(Originally posted at AbsolutePunk.net)
Falling Up entered the music scene three years ago as a bit of an eclectic mystery, sporting predictable pop punk layered with piano melodies, synth tones, and nu metal influences occasionally fused with a bit of rapcore. 2005’s Dawn Escapes showed the band continuing to refine their sound, shining strongest through the double keyboard talents of Adam Taylor and lead vocalist Jessy Ribordy for a beautiful, ambient combination of raw piano and electronic grooves.
After surviving the early, experimental years of the alternative/pop punk scene and building a loyal fanbase that has given the band over 200,000 records in career sales (including last year’s unnecessary remix album), Captiva shows Falling Up gracefully abandoning the random rap attempts and metal influences of earlier days, maturing into a smooth keys-based alternative act.
“A Guide to Marine Life” kicks off the album with a soft ambient noise that is immediately mapped with piano chords and Jessy’s vocals on a percussive backbeat. By the time the guitars fully kick in on the chorus, we know what to expect from this album: catchy music that leans pop punk but doesn’t feel repetitive thanks to the smartly layered vocal harmonies and variety of keyboard sounds.
That’s not to say that, having found their niche, Falling Up is forsaking their creative streak. The intro to “Helicopters” is a successful experiment in 7/4 time. And the last sixty seconds of “Drago or the Dragons” trace a synthetically layered hip-hop groove that leaves one wanting more. The only predictably boring track is “Maps,” a reflection of Falling Up’s association with BEC, the same label that squeezed Kutless’s raw rock into contemporary Christian radio-friendly singles for greater album sales. Even so, “Maps” is still catchy enough that most fans won’t mind.

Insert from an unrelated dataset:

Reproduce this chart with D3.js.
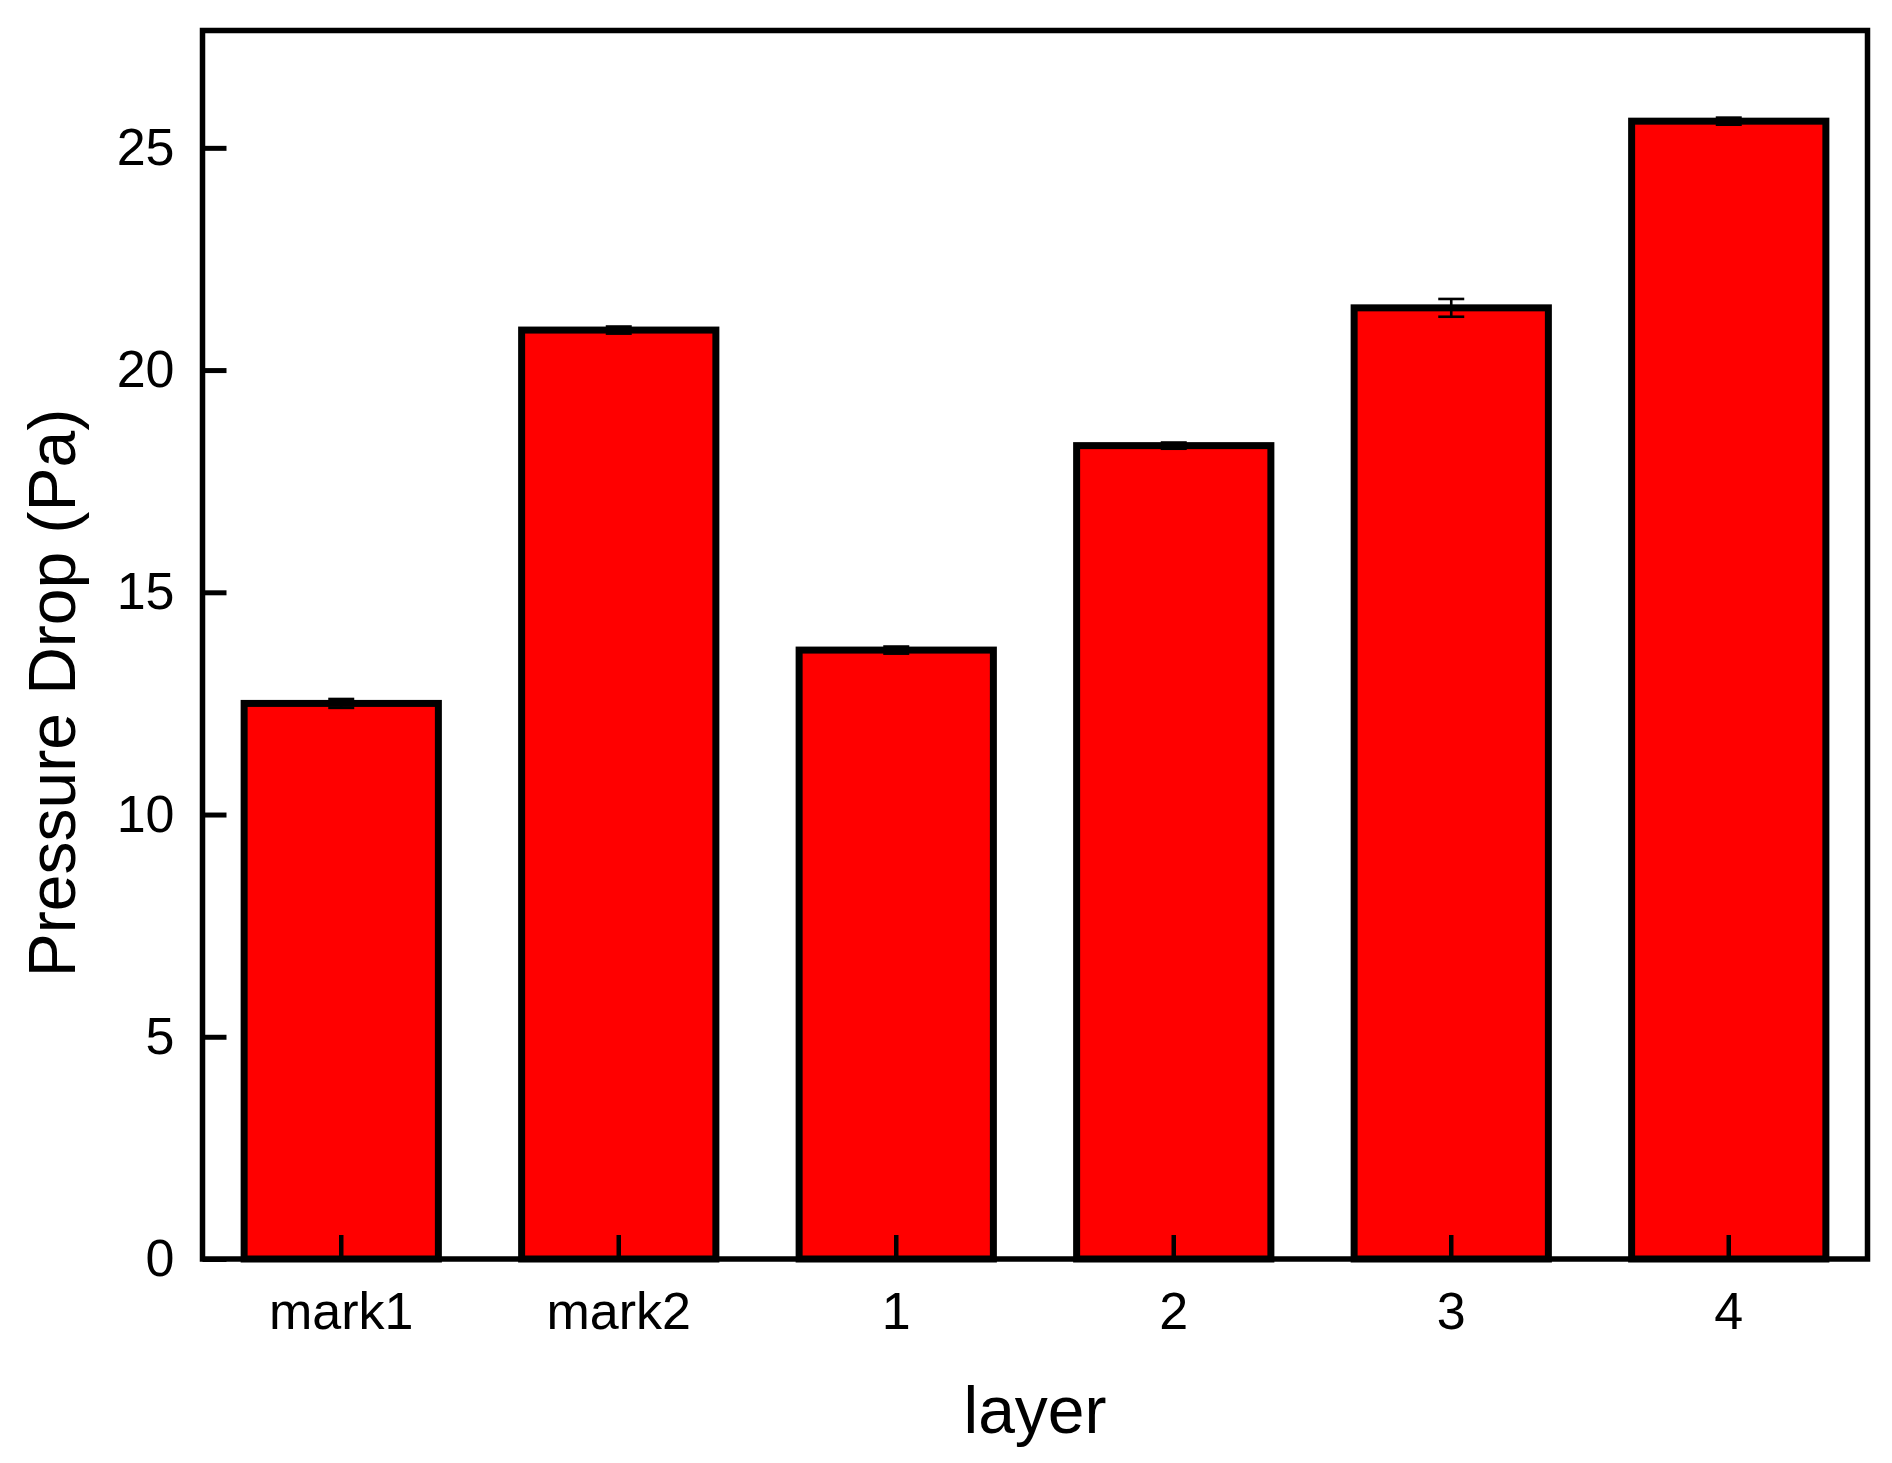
<!DOCTYPE html>
<html lang="en">
<head>
  <meta charset="UTF-8">
  <title>Pressure Drop by layer</title>
  <style>
    body { margin: 0; background: #fff; }
    svg text { font-family: "Liberation Sans", Arial, sans-serif; fill: #000; }
    .bar { fill: #ff0000; stroke: #000; stroke-width: 7px; }
    .err { stroke: #000; stroke-width: 2.6px; fill: none; }
    .frame { fill: none; stroke: #000; stroke-width: 5.5px; }
  </style>
</head>
<body>
<div id="chart"></div>
<script src="https://d3js.org/d3.v7.min.js"></script>
<script>
  // data
  var categories = ["mark1", "mark2", "1", "2", "3", "4"];
  var values = [12.5, 20.9, 13.7, 18.3, 21.4, 25.6];
  var errors = [0.1, 0.08, 0.08, 0.07, 0.2, 0.08];
  var yTicks = [0, 5, 10, 15, 20, 25];

  var width = 1892, height = 1463;
  // plot frame (note: "top" is a reserved window global, so use other names)
  var plotLeft = 202.5, plotRight = 1867.5, plotTop = 30.5, plotBottom = 1259;

  var svg = d3.select("#chart").append("svg")
    .attr("width", width)
    .attr("height", height);

  var x = d3.scaleBand()
    .domain(categories)
    .range([plotLeft, plotRight])
    .paddingInner(0.3)
    .paddingOuter(0.15);

  var y = d3.scaleLinear()
    .domain([0, 27.64])
    .range([plotBottom, plotTop]);

  var data = categories.map(function(c, i) {
    return { cat: c, value: values[i], err: errors[i] };
  });

  // bars
  svg.selectAll(".bar")
    .data(data)
    .enter().append("rect")
    .attr("class", "bar")
    .attr("x", function(d) { return x(d.cat); })
    .attr("width", x.bandwidth())
    .attr("y", function(d) { return y(d.value); })
    .attr("height", function(d) { return y(0) - y(d.value); });

  // error bars
  var capW = 13;
  var eb = svg.selectAll(".eb")
    .data(data)
    .enter().append("g")
    .attr("class", "eb");

  eb.append("line")
    .attr("class", "err")
    .attr("x1", function(d) { return x(d.cat) + x.bandwidth() / 2; })
    .attr("x2", function(d) { return x(d.cat) + x.bandwidth() / 2; })
    .attr("y1", function(d) { return y(d.value + d.err); })
    .attr("y2", function(d) { return y(d.value - d.err); });

  [1, -1].forEach(function(s) {
    eb.append("line")
      .attr("class", "err")
      .attr("x1", function(d) { return x(d.cat) + x.bandwidth() / 2 - capW; })
      .attr("x2", function(d) { return x(d.cat) + x.bandwidth() / 2 + capW; })
      .attr("y1", function(d) { return y(d.value + s * d.err); })
      .attr("y2", function(d) { return y(d.value + s * d.err); });
  });

  // axes (ticks point inward)
  var xAxis = svg.append("g")
    .attr("transform", "translate(0," + plotBottom + ")")
    .call(d3.axisBottom(x).tickSize(-24).tickPadding(33));

  var yAxis = svg.append("g")
    .attr("transform", "translate(" + plotLeft + ",0)")
    .call(d3.axisLeft(y).tickValues(yTicks).tickFormat(d3.format("d")).tickSize(-24).tickPadding(28));

  [xAxis, yAxis].forEach(function(g) {
    g.select(".domain").remove();
    g.selectAll("text").style("font-size", "52px").attr("fill", "#000")
      .style("font-family", "'Liberation Sans', Arial, sans-serif");
  });
  xAxis.selectAll(".tick line").attr("stroke", "#000").attr("stroke-width", 4.5);
  yAxis.selectAll(".tick line").attr("stroke", "#000").attr("stroke-width", 5);

  // frame
  svg.append("rect")
    .attr("class", "frame")
    .attr("x", plotLeft)
    .attr("y", plotTop)
    .attr("width", plotRight - plotLeft)
    .attr("height", plotBottom - plotTop);

  // axis titles
  svg.append("text")
    .attr("x", (plotLeft + plotRight) / 2)
    .attr("y", 1433)
    .attr("text-anchor", "middle")
    .style("font-size", "66px")
    .text("layer");

  svg.append("text")
    .attr("transform", "translate(75,693) rotate(-90)")
    .attr("text-anchor", "middle")
    .style("font-size", "66px")
    .text("Pressure Drop (Pa)");
</script>
</body>
</html>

Citing the respected songwriting of Christian heavy rock act Project 86’s Andrew Schwab as an influence (although drawing similarities seems sketchy at best), Jessy’s lyrics have become as metaphoric as his curious song titles, offering a glimmer of hope and rescue through the troubles of life. “A Guide to Marine Life” cries, “Float by open windows, what a shipwreck, what a shipwreck / …When I’m lost, when I’m lost / There’s no meaning / Call it this, call it this /Spinning sideways and never stops / Lines in the sky calling me out, calling me out”
Although occasionally the metaphors are too thick for their own good. In “Drago or the Dragons” he sings, “This mathematic sunset starts a neck to sink her teeth into again / A late aesthetic exit is impossible but not from rafter sins.” Listeners are less likely to discern hidden meanings from vast lyrics and phrased track titles, and more likely to simply enjoy the music.
There aren’t really any songs that stand out here, but that isn’t necessarily a bad thing. This is simply a fun album to listen to ~ twelve solid tracks with excellent production. If you’re hungry for creative pop punk with clever ambient doses of piano, keys, and synth, Captiva is a forty-six minute snack that you won’t regret.